The disparity between east and west isn't just in parks. Although predominantly white neighborhoods in central and western Plantation are almost all shaded by publicly planted trees, Park East has but a few. And the city is years behind in providing neighborhood improvements and maintenance. Priscilla Hawk, who lives in the east-side Country Club Estates and is co-president of the neighborhood association, noticed that the city even plays Scrooge on Christmas; the lights on the north side of Broward Boulevard stop dead at the turnpike.
"I am African-American and have protested for parks," Hawk says. "We tried to get a gym, but we did not get the gym. There is a definite disparity. For years, [former Mayor Frank] Veltri referred to us only as 'those people.' And today, there are quite a few kids in my area, and they are out on the street playing because there is nowhere else to go."

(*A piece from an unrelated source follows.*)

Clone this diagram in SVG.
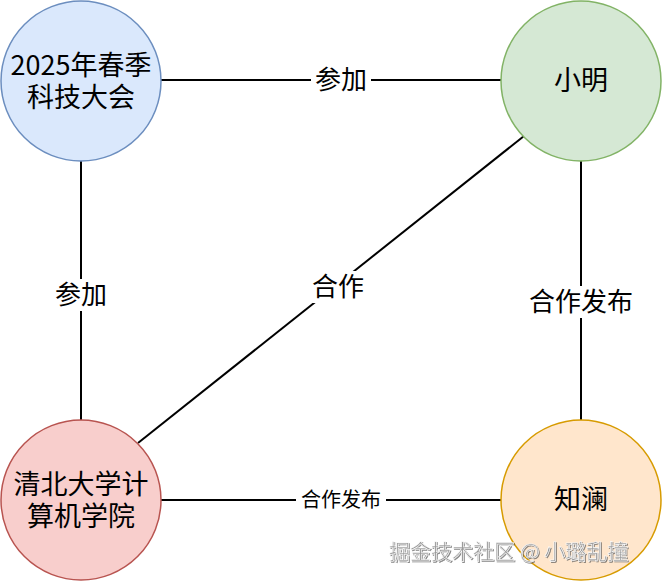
<svg xmlns="http://www.w3.org/2000/svg" width="662" height="582" viewBox="0 0 662 582">
<defs>
<style>
text{font-family:"Noto Sans CJK SC","Liberation Sans",sans-serif;fill:#000;text-anchor:middle}
.node{font-size:27px}
.lbl{font-size:26px}
.lbl2{font-size:20px}
.edge{stroke:#000;stroke-width:2;fill:none}
.bg{fill:#fff}
.wm{font-size:21px;fill:#9a9a9a;stroke:#fff;stroke-width:0.6;text-anchor:start}
</style>
<filter id="sh" x="-5%" y="-20%" width="110%" height="140%">
<feDropShadow dx="1" dy="1" stdDeviation="0.4" flood-color="#555" flood-opacity="0.7"/>
</filter>
</defs>
<g id="edges">
<line class="edge" x1="161" y1="80" x2="501" y2="80"/>
<line class="edge" x1="81" y1="160" x2="81" y2="420"/>
<line class="edge" x1="581" y1="160" x2="581" y2="420"/>
<line class="edge" x1="524" y1="136" x2="138" y2="443"/>
<line class="edge" x1="161" y1="500" x2="501" y2="500"/>
<rect class="bg" x="311" y="64" width="60" height="32"/>
<text class="lbl" x="341" y="89">参加</text>
<rect class="bg" x="51" y="279" width="60" height="32"/>
<text class="lbl" x="81" y="304">参加</text>
<rect class="bg" x="524" y="286" width="114" height="32"/>
<text class="lbl" x="581" y="311">合作发布</text>
<rect class="bg" x="309" y="271" width="58" height="32"/>
<text class="lbl" x="338" y="296">合作</text>
<rect class="bg" x="296" y="488" width="90" height="24"/>
<text class="lbl2" x="341" y="507">合作发布</text>
</g>
<g id="node-conf">
<circle cx="81" cy="81" r="80" fill="#dae8fc" stroke="#6c8ebf" stroke-width="1.5"/>
<text class="node" x="81" y="75">2025年春季<tspan x="81" dy="32">科技大会</tspan></text>
</g>
<g id="node-xiaoming">
<circle cx="581" cy="81" r="80" fill="#d5e8d4" stroke="#82b366" stroke-width="1.5"/>
<text class="node" x="581" y="90">小明</text>
</g>
<g id="node-tsinghua">
<circle cx="81" cy="500" r="80" fill="#f8cecc" stroke="#b85450" stroke-width="1.5"/>
<text class="node" x="81" y="494">清北大学计<tspan x="81" dy="32">算机学院</tspan></text>
</g>
<g id="node-zhilan">
<circle cx="581" cy="500" r="80" fill="#ffe6cc" stroke="#d79b00" stroke-width="1.5"/>
<text class="node" x="581" y="509">知澜</text>
</g>
<text class="wm" x="389" y="559" filter="url(#sh)">掘金技术社区 @ 小璐乱撞</text>
</svg>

Frank Cumberbatch, a long-time Plantation resident originally from Jamaica, referees PAL basketball games. "The money is there, so why would the city not want to build a gym [in Park East]?" Cumberbatch asks. "It is political -- we need to have someone step up. The east side needs to get some representation."
Both are holding out hope that current Mayor Rae Carol Armstrong, who refused to comment for this series, will help bring more park space and a gymnasium to the east side. "I'm going to give her some more time," Hawk says. "But if nothing happens soon, we will file a federal lawsuit. We have hit our limit. We are being disenfranchised, and we are not getting our fair share of tax dollars."
I don't hold out hope that the city will move very quickly, though. After nearly five decades of neglect, history isn't on Park East's side. The federal courts may be the only viable recourse. It's high time that the kids in east Plantation got a level playing field.